I told NPF to *NOT* allow Internet Explorer ACCESS the internet. And guess what.... IE was talking to the net downloading pages from places I don't know!

The rules for NPF state that *NO IN and OUT is ALLOWED for IE*. It's check, it says it WON'T do it...

Also, recently - I've noticed some other programs THAT are not supposed to be talking to the NET! I don't allow AUTO updates of anything. I've gotten messages that says "An update is available for ...." things like : Acrobat, Quick Time, Media Player, etc. Which I have NOT given them permission (with NPF) to do so.

So, I launched ZA (Zone Alarm) - I tested its trusty STOP button which KILLS ALL TCP/IP traffic. IE = DEAD.

Then I told ZA that IE has NO access to the net. And when I launched IE - blank page. That is HOW its SUPPOSED to WORK!

Anyone wlse with Norton's Firewall - can you try this out yourself, go to the "internet Access control" and see if it does the same thing to you.
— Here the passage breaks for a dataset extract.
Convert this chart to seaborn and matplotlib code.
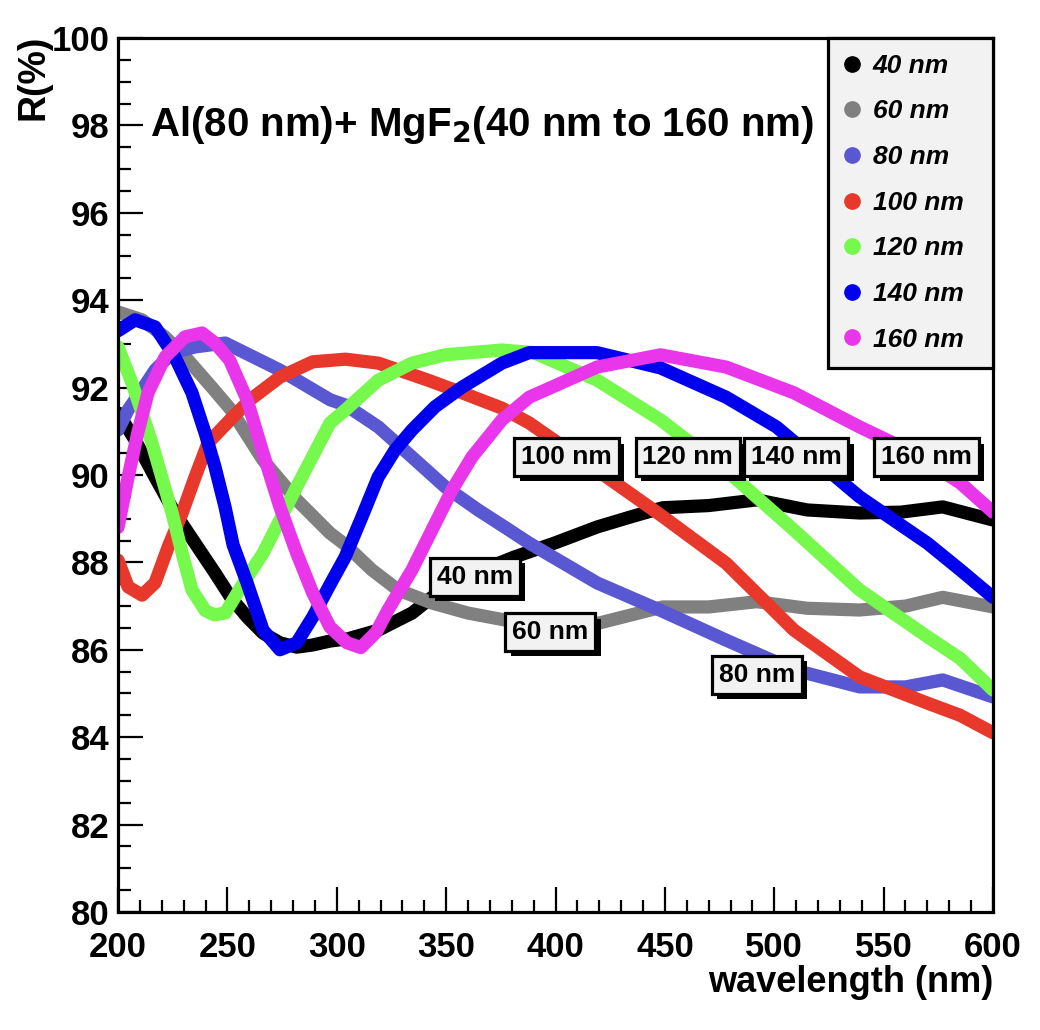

Looks like ZA will be my main Firewall on my machine... One main reason I don't use it, is that its a bit picky about my online gaming.


----------



## Davey7549 (Feb 28, 2001)

compilerxp
Moving this to the review section so others will benefit by your find and can test it.
Dave


----------



## michaelb. (Jun 17, 2002)

not surprised at problems with zonealarm had it for 2 years then all of sudden same problem u described. so ive swtiched to 
SYGATE firewall its awesome uses very little resources and nooo screw ups and its freeeeeeee!


----------



## keyes (Jul 4, 2002)

Right..
Many mags and sites review Sygate as the best.
It also the only one that can effectively resist hacker attempts to disable it with code. 
Nothing is 100%. I'm sure some *** can figure a way, but it
is very resistant.

Did you find the firewall Sygate's easy to configure?

Please reply.


----------



## joe2cool (Feb 7, 2002)

Hi !! MichaelB seems the problem was Norton not Zonealarm.  

I have used Norton PF but didn't have your problem, I do use Zonealarm now of which I am v happy.


----------



## Gram123 (Mar 15, 2001)

Just for any of you wishing to try out any of these firewalls:

Zone Alarm: http://www.zonelabs.com/

TPF (Tiny Personal Firewall): http://www.tinysoftware.com/pwall.php

Sygate: http://soho.sygate.com/products/shield_ov.htm

And here's a link page for a variety of firewalls. It seems to be updated relatively frequently...:
http://www.webattack.com/freeware/security/fwfirewall.shtml

Gram


----------



## pvc9 (Jul 7, 2002)

Thx for the link Gram123.

Was thinking about Sygate and got the link...


----------



## TonyKlein (Aug 26, 2001)

If you configure NPF/NIS properly you can tweak it so that IE only connects to what you really want to through any particular port you choose, and block everything else.

It may be worth while removing IE from the applications list and starting from scratch.

Also disable Automatic Internet Access.

BTW, I use Look 'n Stop myself, and it's a very capable firewall.

For those considering Sygate, which is fine as well, here's a great site: The Unofficial Sygate Firewall Website


----------